あとは、どこからともなく香ばしく焼ける肉の匂いが漂ってくる。
「おっちゃん、牛肉串ちょーだいっ!」
「三本くださいなっ!」
肉が焼ける匂い、思わずよだれが出そうな良い匂いを届ける店はすぐ近くにあったようだ。
「おぉ、双子じゃねぇか! 今日も依頼の帰りか?」
僕が余所見をしながら歩いているうちに、その店で足を止めたフリッツくんとルニアちゃんがすでに何かを店主の人に注文していた。
「肉串屋さん?」
店主さんひとりで切り盛りしているらしい小さな屋台。

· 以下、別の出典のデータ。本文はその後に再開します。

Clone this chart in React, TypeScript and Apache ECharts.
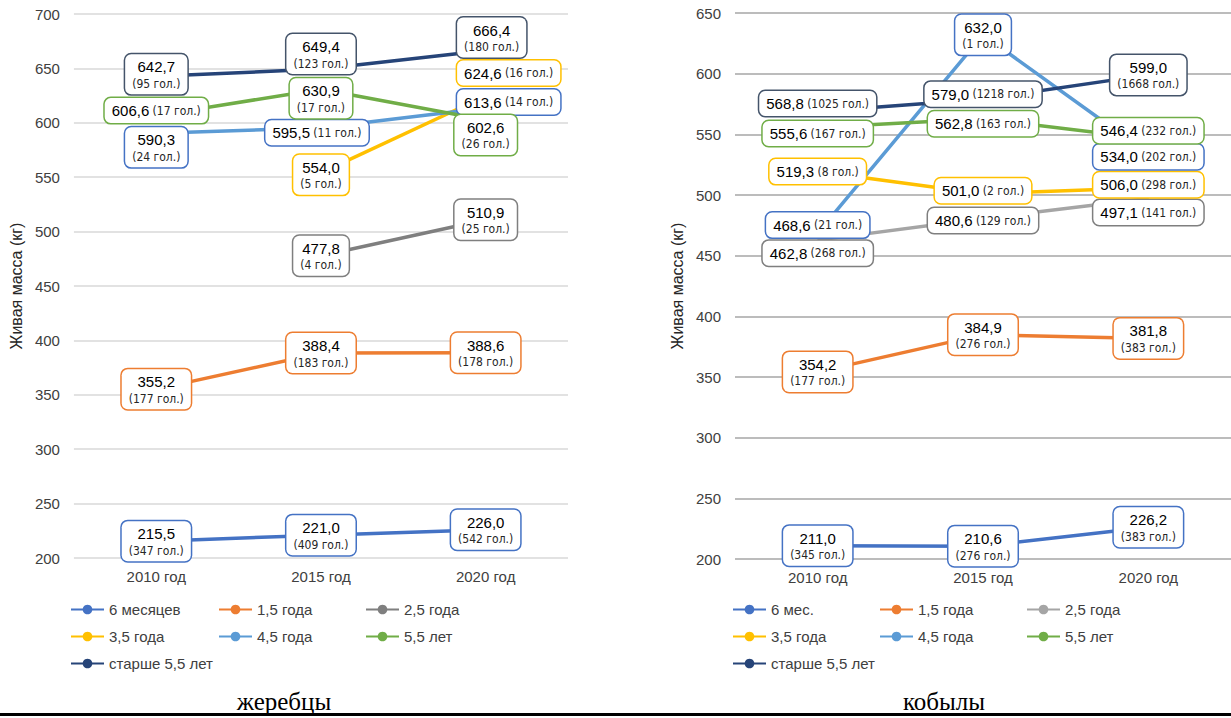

一口大に切った肉をいくつも串に刺した串肉を目の前で焼いて振る舞うお店みたいだ。
お店の前に立つと、もう僕の嗅覚は肉が焼けて脂の滴る香りに満たされてしまう。
「──ほらよっ! 牛肉串三本っ! なんだ今日は奮発するじゃねぇか? 豚串より高いやつを頼んだうえにいつもより一本多い、なんかデカい依頼でもこなしたかぁ?」
威勢の良いおじさんが焼き上がった肉串をフリッツくんとルニアちゃんに一本ずつ渡した。

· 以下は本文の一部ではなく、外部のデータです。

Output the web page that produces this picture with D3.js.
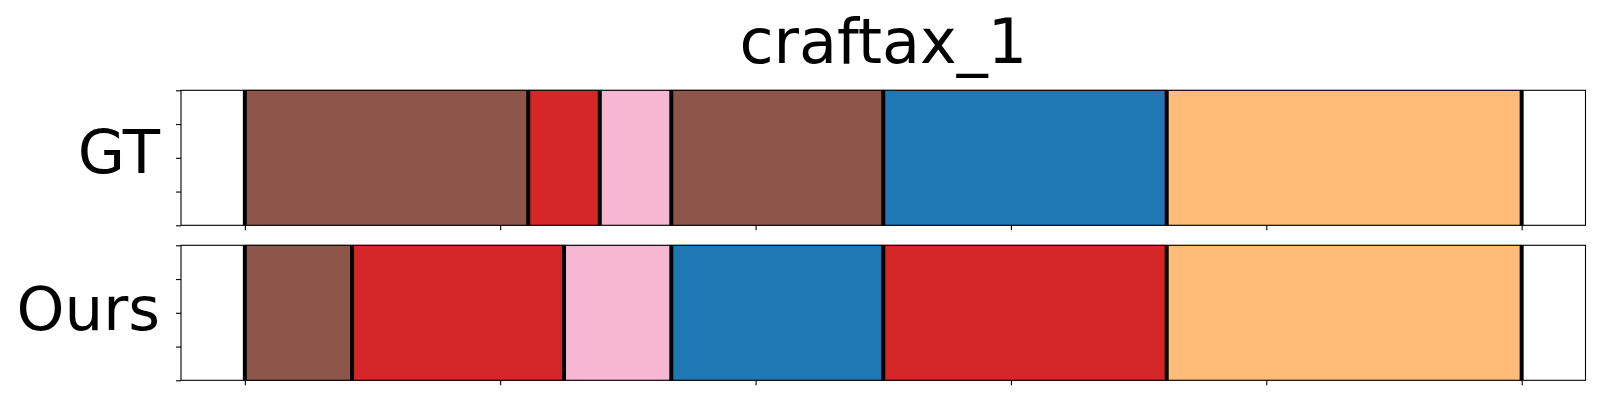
<!DOCTYPE html>
<html>
<head>
<meta charset="utf-8">
<script src="https://cdn.jsdelivr.net/npm/d3@7"></script>
<style>
  html, body { margin: 0; padding: 0; background: #fff; }
  svg { display: block; }
</style>
</head>
<body>
<div id="chart"></div>
<script>
// ---- data ----
const rows = ["GT", "Ours"];
const gtStarts  = [0, 111, 139, 167, 250, 361];
const gtEnds    = [111, 139, 167, 250, 361, 500];
const gtLabels  = ["brown", "red", "pink", "brown", "blue", "orange"];
const oursStarts = [0, 42, 125, 167, 250, 361];
const oursEnds   = [42, 125, 167, 250, 361, 500];
const oursLabels = ["brown", "red", "pink", "blue", "red", "orange"];
const xTicks = [0, 100, 200, 300, 400, 500];
const yTicks = [0, 0.25, 0.5, 0.75, 1];
const title = "craftax_1";

const colorMap = {
  brown: "#8c564b", red: "#d62728", pink: "#f7b6d2",
  blue: "#1f77b4", orange: "#ffbb78"
};

const series = [
  { name: rows[0], starts: gtStarts, ends: gtEnds, labels: gtLabels },
  { name: rows[1], starts: oursStarts, ends: oursEnds, labels: oursLabels }
];

// ---- layout ----
const W = 1600, H = 400;
const left = 181, right = 1585.5;
const panelTops = [90.3, 245.3];
const panelH = 135;
const font = "DejaVu Sans, Liberation Sans, sans-serif";

const svg = d3.select("#chart").append("svg")
  .attr("width", W).attr("height", H);

const x = d3.scaleLinear().domain([-25, 525]).range([left, right]);

svg.append("text")
  .attr("x", (left + right) / 2).attr("y", 63)
  .attr("text-anchor", "middle")
  .attr("font-family", font).attr("font-size", 62)
  .attr("fill", "#000")
  .text(title);

series.forEach((s, i) => {
  const top = panelTops[i];
  const y = d3.scaleLinear().domain([0, 1]).range([top + panelH, top]);
  const g = svg.append("g");

  const segs = s.starts.map((st, k) => ({ st, en: s.ends[k], c: colorMap[s.labels[k]] }));

  // colored spans
  g.selectAll("rect.seg").data(segs).enter().append("rect")
    .attr("class", "seg")
    .attr("x", d => x(d.st)).attr("width", d => x(d.en) - x(d.st))
    .attr("y", y(1)).attr("height", y(0) - y(1))
    .attr("fill", d => d.c)
    .attr("stroke", d => d3.color(d.c).darker(0.35))
    .attr("stroke-width", 1);

  // boundary lines
  const bounds = Array.from(new Set([...s.starts, ...s.ends])).sort((a, b) => a - b);
  g.selectAll("line.bound").data(bounds).enter().append("line")
    .attr("class", "bound")
    .attr("x1", d => x(d)).attr("x2", d => x(d))
    .attr("y1", y(1)).attr("y2", y(0))
    .attr("stroke", "#000").attr("stroke-width", 4);

  // axes
  const xAxis = d3.axisBottom(x).tickValues(xTicks).tickSize(5).tickFormat("");
  const yAxis = d3.axisLeft(y).tickValues(yTicks).tickSize(5).tickFormat("");
  const gx = g.append("g").attr("transform", `translate(0,${y(0)})`).call(xAxis);
  const gy = g.append("g").attr("transform", `translate(${left},0)`).call(yAxis);
  [gx, gy].forEach(a => {
    a.select(".domain").remove();
    a.selectAll(".tick line").attr("stroke", "#000").attr("stroke-width", 1.1);
  });

  // spines
  g.append("rect")
    .attr("x", left).attr("y", top)
    .attr("width", right - left).attr("height", panelH)
    .attr("fill", "none").attr("stroke", "#000").attr("stroke-width", 1.1);

  // row label
  g.append("text")
    .attr("x", 160).attr("y", i === 0 ? 173.3 : 330)
    .attr("text-anchor", "end")
    .attr("font-family", font).attr("font-size", 61)
    .attr("fill", "#000")
    .text(s.name);
});
</script>
</body>
</html>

お店の店主さんと双子はなんだか顔馴染みの雰囲気を見せるんだから、ここは二人の行きつけのお店なんだとわかった。
「今日さっ、俺とルニアでワイルドファングを倒したんだぜっ!!」
「すごい補助魔術師の人に助けてもらって、ねっ!! あと一本はその人にっ!」
ルニアちゃんがそう伝えると、店主のおじさんが僕の前に焼きたての肉串を差し出してくれる。

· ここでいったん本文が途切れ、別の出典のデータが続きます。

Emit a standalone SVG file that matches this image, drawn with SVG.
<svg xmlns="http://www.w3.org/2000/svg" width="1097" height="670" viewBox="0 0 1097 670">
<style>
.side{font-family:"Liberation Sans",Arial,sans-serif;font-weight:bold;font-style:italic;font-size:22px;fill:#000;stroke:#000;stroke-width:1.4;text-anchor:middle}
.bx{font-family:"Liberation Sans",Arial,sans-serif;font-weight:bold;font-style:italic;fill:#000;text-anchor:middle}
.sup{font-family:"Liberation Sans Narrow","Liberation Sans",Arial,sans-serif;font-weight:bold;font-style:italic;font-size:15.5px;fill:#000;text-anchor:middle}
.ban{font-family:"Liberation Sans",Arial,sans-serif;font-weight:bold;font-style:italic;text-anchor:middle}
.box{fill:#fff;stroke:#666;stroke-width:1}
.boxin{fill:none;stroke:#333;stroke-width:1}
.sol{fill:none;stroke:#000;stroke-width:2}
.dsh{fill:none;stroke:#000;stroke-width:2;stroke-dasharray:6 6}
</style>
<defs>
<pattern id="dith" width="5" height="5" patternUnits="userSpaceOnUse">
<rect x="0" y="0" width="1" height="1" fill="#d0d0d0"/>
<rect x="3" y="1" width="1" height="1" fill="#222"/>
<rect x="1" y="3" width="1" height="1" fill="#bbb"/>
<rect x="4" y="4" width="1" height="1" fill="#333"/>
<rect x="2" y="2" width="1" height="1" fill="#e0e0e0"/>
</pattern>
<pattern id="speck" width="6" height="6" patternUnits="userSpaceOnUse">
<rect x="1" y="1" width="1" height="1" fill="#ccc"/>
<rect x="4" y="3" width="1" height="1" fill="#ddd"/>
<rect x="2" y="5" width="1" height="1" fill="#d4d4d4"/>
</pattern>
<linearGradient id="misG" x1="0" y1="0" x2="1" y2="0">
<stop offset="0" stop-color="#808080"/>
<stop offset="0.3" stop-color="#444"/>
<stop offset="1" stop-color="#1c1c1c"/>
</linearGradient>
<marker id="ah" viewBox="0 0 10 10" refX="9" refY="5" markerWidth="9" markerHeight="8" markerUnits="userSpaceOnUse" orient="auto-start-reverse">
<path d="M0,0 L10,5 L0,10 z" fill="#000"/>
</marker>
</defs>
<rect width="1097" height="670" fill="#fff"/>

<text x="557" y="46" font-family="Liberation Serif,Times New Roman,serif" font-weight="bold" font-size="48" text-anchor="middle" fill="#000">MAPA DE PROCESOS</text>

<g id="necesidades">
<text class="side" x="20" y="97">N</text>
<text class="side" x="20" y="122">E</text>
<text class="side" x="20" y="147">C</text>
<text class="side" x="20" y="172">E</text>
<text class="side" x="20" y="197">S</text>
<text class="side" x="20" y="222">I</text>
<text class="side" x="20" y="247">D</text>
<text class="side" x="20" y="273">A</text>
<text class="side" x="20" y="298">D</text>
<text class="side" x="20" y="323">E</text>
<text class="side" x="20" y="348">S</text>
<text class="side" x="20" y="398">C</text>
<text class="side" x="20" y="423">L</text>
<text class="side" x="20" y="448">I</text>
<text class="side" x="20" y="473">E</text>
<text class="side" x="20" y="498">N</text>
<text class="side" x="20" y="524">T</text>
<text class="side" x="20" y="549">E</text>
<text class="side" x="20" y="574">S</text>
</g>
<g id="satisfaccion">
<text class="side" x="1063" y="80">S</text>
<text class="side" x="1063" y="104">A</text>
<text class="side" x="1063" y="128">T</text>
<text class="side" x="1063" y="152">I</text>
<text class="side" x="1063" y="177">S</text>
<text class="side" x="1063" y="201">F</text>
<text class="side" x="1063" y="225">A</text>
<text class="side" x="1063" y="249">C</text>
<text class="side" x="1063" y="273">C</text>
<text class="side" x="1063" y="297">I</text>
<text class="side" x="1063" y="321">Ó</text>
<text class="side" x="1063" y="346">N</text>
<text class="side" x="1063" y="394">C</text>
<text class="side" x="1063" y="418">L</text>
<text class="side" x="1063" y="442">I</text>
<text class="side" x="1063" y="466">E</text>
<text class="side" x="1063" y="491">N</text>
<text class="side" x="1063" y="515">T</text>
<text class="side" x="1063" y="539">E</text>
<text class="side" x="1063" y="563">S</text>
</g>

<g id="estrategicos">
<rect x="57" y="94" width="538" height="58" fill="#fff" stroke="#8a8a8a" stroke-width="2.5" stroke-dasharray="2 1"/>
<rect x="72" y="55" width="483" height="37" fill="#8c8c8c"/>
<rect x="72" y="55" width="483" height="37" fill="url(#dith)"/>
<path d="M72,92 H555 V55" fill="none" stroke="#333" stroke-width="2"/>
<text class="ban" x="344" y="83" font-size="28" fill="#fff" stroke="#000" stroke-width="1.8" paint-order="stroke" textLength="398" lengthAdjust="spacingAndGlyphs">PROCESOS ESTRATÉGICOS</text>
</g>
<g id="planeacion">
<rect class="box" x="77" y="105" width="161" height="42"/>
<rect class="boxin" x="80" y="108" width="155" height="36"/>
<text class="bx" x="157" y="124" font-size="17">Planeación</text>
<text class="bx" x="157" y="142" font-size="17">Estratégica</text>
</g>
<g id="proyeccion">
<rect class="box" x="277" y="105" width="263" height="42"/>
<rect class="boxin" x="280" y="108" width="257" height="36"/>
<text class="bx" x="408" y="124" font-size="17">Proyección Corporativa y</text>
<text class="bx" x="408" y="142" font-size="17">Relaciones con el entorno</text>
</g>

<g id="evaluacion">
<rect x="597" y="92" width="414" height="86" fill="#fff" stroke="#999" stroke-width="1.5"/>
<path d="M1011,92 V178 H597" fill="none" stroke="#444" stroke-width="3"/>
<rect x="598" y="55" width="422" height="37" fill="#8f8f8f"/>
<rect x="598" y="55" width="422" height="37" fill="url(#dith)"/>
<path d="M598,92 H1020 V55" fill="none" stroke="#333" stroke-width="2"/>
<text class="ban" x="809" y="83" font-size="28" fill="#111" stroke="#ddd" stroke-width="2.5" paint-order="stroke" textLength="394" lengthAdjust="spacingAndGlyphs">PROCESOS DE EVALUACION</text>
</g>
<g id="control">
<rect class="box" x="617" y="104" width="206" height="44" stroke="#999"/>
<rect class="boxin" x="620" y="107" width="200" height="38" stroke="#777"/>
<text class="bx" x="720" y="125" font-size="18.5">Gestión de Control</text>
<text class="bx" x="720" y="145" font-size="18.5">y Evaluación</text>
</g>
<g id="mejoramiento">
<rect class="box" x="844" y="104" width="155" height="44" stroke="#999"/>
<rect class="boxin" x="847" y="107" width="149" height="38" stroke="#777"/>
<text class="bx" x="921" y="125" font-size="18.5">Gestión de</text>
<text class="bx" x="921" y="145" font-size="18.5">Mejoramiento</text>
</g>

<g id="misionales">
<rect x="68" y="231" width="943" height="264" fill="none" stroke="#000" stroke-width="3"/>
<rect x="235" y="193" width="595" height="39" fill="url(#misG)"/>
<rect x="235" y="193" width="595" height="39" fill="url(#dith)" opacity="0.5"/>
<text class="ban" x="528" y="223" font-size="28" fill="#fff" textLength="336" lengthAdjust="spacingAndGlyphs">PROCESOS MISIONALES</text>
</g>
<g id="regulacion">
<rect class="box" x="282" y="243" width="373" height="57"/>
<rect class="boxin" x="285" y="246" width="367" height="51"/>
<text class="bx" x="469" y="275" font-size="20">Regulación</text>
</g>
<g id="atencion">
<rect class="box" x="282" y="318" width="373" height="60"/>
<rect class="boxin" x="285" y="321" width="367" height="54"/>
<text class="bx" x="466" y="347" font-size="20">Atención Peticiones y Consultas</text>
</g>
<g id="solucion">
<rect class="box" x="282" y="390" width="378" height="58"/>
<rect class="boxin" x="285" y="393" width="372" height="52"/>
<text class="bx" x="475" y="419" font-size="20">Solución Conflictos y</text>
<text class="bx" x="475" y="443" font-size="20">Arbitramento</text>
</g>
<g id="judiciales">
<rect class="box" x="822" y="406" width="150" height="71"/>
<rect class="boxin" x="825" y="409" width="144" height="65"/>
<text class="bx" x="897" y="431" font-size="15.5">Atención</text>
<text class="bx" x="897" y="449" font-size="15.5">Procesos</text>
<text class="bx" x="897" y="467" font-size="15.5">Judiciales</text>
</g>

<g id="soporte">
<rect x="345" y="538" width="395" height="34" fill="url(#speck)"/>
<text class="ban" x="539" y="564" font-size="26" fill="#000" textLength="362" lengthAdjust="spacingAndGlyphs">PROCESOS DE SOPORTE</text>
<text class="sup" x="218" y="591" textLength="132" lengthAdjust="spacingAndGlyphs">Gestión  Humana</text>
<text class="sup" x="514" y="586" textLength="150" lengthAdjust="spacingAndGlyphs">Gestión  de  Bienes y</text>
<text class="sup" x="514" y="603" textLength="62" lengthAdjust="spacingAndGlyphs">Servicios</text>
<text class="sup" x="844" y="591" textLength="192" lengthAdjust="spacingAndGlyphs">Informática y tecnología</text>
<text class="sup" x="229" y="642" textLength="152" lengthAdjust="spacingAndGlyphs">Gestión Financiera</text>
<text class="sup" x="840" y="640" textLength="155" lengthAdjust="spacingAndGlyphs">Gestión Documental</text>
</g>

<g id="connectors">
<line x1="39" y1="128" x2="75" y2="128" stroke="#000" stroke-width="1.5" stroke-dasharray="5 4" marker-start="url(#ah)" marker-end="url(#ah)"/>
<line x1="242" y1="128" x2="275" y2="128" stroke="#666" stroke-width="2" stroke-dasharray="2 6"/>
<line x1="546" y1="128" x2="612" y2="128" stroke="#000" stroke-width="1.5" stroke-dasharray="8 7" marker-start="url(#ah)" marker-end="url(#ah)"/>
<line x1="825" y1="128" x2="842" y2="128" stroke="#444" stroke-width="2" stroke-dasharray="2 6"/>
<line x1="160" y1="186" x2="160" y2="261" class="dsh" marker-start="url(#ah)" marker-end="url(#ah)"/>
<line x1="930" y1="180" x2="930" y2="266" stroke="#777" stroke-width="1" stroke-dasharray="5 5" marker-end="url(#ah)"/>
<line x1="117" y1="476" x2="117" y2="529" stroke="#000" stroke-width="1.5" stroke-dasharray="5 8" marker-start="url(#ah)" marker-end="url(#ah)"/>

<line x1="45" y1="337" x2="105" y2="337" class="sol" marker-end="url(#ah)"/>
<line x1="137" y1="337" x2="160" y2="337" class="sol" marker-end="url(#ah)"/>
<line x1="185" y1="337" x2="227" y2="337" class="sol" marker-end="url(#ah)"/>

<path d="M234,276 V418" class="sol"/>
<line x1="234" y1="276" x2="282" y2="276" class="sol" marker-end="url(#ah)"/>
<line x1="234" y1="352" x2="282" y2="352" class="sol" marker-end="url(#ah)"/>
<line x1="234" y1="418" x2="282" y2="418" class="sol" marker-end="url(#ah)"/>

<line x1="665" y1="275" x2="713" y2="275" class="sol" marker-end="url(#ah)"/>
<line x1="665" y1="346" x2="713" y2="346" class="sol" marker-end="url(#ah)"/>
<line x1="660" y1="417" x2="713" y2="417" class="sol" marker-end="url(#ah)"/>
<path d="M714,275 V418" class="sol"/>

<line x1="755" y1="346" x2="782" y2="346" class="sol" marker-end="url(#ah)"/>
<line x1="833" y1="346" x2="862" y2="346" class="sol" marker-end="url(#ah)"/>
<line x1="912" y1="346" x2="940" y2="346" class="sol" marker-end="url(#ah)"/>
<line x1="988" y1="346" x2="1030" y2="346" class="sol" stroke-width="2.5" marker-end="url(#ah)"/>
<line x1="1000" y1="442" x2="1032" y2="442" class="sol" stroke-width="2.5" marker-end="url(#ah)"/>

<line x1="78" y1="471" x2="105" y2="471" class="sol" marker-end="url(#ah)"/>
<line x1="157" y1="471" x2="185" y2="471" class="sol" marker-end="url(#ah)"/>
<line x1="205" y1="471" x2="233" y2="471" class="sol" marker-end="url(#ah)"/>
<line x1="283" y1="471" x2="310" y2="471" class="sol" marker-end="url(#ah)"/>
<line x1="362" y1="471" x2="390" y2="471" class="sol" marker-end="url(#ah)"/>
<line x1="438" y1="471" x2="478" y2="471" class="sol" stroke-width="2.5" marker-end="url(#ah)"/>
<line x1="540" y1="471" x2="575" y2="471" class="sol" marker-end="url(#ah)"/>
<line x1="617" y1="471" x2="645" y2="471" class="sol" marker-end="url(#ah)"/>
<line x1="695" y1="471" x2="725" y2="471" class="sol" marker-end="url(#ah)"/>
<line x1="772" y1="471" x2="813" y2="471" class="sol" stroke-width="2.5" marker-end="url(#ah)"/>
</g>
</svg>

「はははっ、なんだなんだぁ? すげぇじゃねぇか、やっとこさ探索者らしいことができたってか?」
香ばしく焼けた肉に香りだけでわかる甘辛い味付けのタレが滴る肉串を前に、思わず僕のお腹が鳴る。
「あ、ありがとうございますっ。 えっと、いくらですか?」
大ぶりな一口大の牛肉の塊が五切れ串に刺さっていて、こんがりと焼き色が付いて、肉から溢れ出る脂と甘辛タレが滴る肉串。
今にもかぶりつきたくなる一品を前に我慢する方が無礼な気すらしてしまうけれど、僕はそれでも我慢しながら財布を取り出した。
「ふふふっ、これは俺たちからのお礼の品ってやつだぜっ!」
「助けていただいたお礼の奢りですっ!」
得意げな顔をするフリッツくんとルニアちゃんはすでに肉を頬張っていた。ずるい。
「お、お礼なんていいのに……っ、でもありがとうっ、いただきますっ!」
これ以上待つ必要は無いとわかった僕も肉串にかぶりついた。
弾ける。溢れる。力強い肉の弾力を歯で感じた瞬間、弾けるように口の中で溢れ出た肉汁を飲む。
肉の表面に塗られた甘辛いタレが牛肉の脂と混ざり合って旨味が喉を潤すほどだ。
歯で咀嚼した肉が柔らかく解けるのに、噛み応えがあって力強い。食べていることを実感できて、身体の底から元気が溢れてくるみたい。
「──美味しいっ! すごく美味しいですっ」
肉の串焼きを食べたことがないとか、物珍しいとか、そういうことではなかったけど、無性に美味しく感じられた。
半ば興奮ぎみに肉を頬張る僕を、店主のおじさんがにこやかに見つめている。
「そんなに喜んでくれるとは嬉しい限りだなっ! この坊主に手伝ってもらってワイルドファングを倒したんだって? これだけ喜んでくれたんならちゃんと礼になったんじゃねぇか?」
「──はいっ! フリッツくん、ルニアちゃんありがとうっ」
「へへっ、どういたしまして、ってやつだな!」
「私たちの方が助けられたんだから、それってなんか変じゃないフリッツ?」
肉串を食べ切った僕たちは、満足感に満たされながら肉串屋さんを後にした。
……満足した、はずなのに。また、来たいっ。また肉の味を堪能したいっ。
僕は肉串を味わった余韻を、よだれと一緒に飲み込みながら双子に続いて街を歩く。